* [STATED GOAL]: Would you copy out the whole listing exactly as given?

* [DATA EXTRACT]:
>>>
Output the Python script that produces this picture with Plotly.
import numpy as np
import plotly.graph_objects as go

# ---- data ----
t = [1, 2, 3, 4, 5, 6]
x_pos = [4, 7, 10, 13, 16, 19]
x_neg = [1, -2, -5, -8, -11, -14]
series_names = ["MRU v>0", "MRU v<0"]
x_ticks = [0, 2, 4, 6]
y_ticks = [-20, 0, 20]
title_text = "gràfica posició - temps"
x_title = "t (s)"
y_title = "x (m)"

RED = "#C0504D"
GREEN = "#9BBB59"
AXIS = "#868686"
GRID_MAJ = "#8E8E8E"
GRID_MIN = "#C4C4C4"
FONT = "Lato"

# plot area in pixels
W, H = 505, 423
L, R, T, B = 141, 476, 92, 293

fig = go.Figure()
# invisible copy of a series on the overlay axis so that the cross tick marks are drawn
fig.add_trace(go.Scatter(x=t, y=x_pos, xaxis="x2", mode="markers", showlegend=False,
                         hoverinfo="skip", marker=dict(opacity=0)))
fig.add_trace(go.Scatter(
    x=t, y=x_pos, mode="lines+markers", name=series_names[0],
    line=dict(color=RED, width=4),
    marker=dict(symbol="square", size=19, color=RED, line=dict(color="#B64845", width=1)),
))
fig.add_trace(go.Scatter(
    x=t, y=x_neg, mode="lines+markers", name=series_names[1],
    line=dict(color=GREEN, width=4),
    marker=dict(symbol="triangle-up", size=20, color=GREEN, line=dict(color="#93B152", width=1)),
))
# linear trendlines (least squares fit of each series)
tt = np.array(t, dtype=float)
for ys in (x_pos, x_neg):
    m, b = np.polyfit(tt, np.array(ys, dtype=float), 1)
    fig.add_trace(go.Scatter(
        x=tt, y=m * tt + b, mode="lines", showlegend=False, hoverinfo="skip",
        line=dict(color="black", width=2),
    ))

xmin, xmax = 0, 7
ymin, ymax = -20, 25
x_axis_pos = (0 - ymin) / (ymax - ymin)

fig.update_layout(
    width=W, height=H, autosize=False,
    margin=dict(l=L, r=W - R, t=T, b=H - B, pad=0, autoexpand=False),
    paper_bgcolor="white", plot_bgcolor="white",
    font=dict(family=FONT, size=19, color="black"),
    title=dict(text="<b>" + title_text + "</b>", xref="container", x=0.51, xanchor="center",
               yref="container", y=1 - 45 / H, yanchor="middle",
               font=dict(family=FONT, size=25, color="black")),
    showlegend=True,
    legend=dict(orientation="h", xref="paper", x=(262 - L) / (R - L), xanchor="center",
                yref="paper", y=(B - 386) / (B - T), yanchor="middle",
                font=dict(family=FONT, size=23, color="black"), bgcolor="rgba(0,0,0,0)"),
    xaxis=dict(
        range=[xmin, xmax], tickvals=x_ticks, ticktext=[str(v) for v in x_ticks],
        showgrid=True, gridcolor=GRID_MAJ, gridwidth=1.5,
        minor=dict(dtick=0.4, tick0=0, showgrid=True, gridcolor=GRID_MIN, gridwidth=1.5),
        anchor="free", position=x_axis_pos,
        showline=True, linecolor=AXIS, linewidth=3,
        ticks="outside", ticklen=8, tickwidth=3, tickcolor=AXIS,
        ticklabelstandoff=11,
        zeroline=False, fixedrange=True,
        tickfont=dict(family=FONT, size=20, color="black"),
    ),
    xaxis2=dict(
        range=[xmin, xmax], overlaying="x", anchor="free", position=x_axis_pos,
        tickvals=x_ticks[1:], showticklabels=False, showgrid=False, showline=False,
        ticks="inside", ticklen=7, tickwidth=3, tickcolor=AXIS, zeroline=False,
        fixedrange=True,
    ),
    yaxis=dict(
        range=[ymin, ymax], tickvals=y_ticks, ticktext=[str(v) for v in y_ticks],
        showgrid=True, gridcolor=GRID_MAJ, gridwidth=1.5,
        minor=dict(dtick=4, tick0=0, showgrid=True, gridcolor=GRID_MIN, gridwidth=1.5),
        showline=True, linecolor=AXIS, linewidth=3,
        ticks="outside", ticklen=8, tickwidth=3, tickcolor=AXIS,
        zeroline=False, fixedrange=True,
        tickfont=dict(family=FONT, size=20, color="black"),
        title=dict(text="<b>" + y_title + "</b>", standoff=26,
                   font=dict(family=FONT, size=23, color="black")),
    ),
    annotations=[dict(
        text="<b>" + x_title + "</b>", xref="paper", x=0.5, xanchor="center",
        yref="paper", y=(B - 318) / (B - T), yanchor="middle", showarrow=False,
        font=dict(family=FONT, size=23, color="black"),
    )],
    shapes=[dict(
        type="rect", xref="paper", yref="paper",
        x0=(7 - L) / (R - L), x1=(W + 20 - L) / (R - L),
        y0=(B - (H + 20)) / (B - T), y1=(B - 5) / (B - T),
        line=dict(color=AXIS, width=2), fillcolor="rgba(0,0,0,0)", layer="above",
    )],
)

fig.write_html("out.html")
<<<
* [REPLY]:
Output the Python script that produces this picture with Plotly.
import numpy as np
import plotly.graph_objects as go

# ---- data ----
t = [1, 2, 3, 4, 5, 6]
x_pos = [4, 7, 10, 13, 16, 19]
x_neg = [1, -2, -5, -8, -11, -14]
series_names = ["MRU v>0", "MRU v<0"]
x_ticks = [0, 2, 4, 6]
y_ticks = [-20, 0, 20]
title_text = "gràfica posició - temps"
x_title = "t (s)"
y_title = "x (m)"

RED = "#C0504D"
GREEN = "#9BBB59"
AXIS = "#868686"
GRID_MAJ = "#8E8E8E"
GRID_MIN = "#C4C4C4"
FONT = "Lato"

# plot area in pixels
W, H = 505, 423
L, R, T, B = 141, 476, 92, 293

fig = go.Figure()
# invisible copy of a series on the overlay axis so that the cross tick marks are drawn
fig.add_trace(go.Scatter(x=t, y=x_pos, xaxis="x2", mode="markers", showlegend=False,
                         hoverinfo="skip", marker=dict(opacity=0)))
fig.add_trace(go.Scatter(
    x=t, y=x_pos, mode="lines+markers", name=series_names[0],
    line=dict(color=RED, width=4),
    marker=dict(symbol="square", size=19, color=RED, line=dict(color="#B64845", width=1)),
))
fig.add_trace(go.Scatter(
    x=t, y=x_neg, mode="lines+markers", name=series_names[1],
    line=dict(color=GREEN, width=4),
    marker=dict(symbol="triangle-up", size=20, color=GREEN, line=dict(color="#93B152", width=1)),
))
# linear trendlines (least squares fit of each series)
tt = np.array(t, dtype=float)
for ys in (x_pos, x_neg):
    m, b = np.polyfit(tt, np.array(ys, dtype=float), 1)
    fig.add_trace(go.Scatter(
        x=tt, y=m * tt + b, mode="lines", showlegend=False, hoverinfo="skip",
        line=dict(color="black", width=2),
    ))

xmin, xmax = 0, 7
ymin, ymax = -20, 25
x_axis_pos = (0 - ymin) / (ymax - ymin)

fig.update_layout(
    width=W, height=H, autosize=False,
    margin=dict(l=L, r=W - R, t=T, b=H - B, pad=0, autoexpand=False),
    paper_bgcolor="white", plot_bgcolor="white",
    font=dict(family=FONT, size=19, color="black"),
    title=dict(text="<b>" + title_text + "</b>", xref="container", x=0.51, xanchor="center",
               yref="container", y=1 - 45 / H, yanchor="middle",
               font=dict(family=FONT, size=25, color="black")),
    showlegend=True,
    legend=dict(orientation="h", xref="paper", x=(262 - L) / (R - L), xanchor="center",
                yref="paper", y=(B - 386) / (B - T), yanchor="middle",
                font=dict(family=FONT, size=23, color="black"), bgcolor="rgba(0,0,0,0)"),
    xaxis=dict(
        range=[xmin, xmax], tickvals=x_ticks, ticktext=[str(v) for v in x_ticks],
        showgrid=True, gridcolor=GRID_MAJ, gridwidth=1.5,
        minor=dict(dtick=0.4, tick0=0, showgrid=True, gridcolor=GRID_MIN, gridwidth=1.5),
        anchor="free", position=x_axis_pos,
        showline=True, linecolor=AXIS, linewidth=3,
        ticks="outside", ticklen=8, tickwidth=3, tickcolor=AXIS,
        ticklabelstandoff=11,
        zeroline=False, fixedrange=True,
        tickfont=dict(family=FONT, size=20, color="black"),
    ),
    xaxis2=dict(
        range=[xmin, xmax], overlaying="x", anchor="free", position=x_axis_pos,
        tickvals=x_ticks[1:], showticklabels=False, showgrid=False, showline=False,
        ticks="inside", ticklen=7, tickwidth=3, tickcolor=AXIS, zeroline=False,
        fixedrange=True,
    ),
    yaxis=dict(
        range=[ymin, ymax], tickvals=y_ticks, ticktext=[str(v) for v in y_ticks],
        showgrid=True, gridcolor=GRID_MAJ, gridwidth=1.5,
        minor=dict(dtick=4, tick0=0, showgrid=True, gridcolor=GRID_MIN, gridwidth=1.5),
        showline=True, linecolor=AXIS, linewidth=3,
        ticks="outside", ticklen=8, tickwidth=3, tickcolor=AXIS,
        zeroline=False, fixedrange=True,
        tickfont=dict(family=FONT, size=20, color="black"),
        title=dict(text="<b>" + y_title + "</b>", standoff=26,
                   font=dict(family=FONT, size=23, color="black")),
    ),
    annotations=[dict(
        text="<b>" + x_title + "</b>", xref="paper", x=0.5, xanchor="center",
        yref="paper", y=(B - 318) / (B - T), yanchor="middle", showarrow=False,
        font=dict(family=FONT, size=23, color="black"),
    )],
    shapes=[dict(
        type="rect", xref="paper", yref="paper",
        x0=(7 - L) / (R - L), x1=(W + 20 - L) / (R - L),
        y0=(B - (H + 20)) / (B - T), y1=(B - 5) / (B - T),
        line=dict(color=AXIS, width=2), fillcolor="rgba(0,0,0,0)", layer="above",
    )],
)

fig.write_html("out.html")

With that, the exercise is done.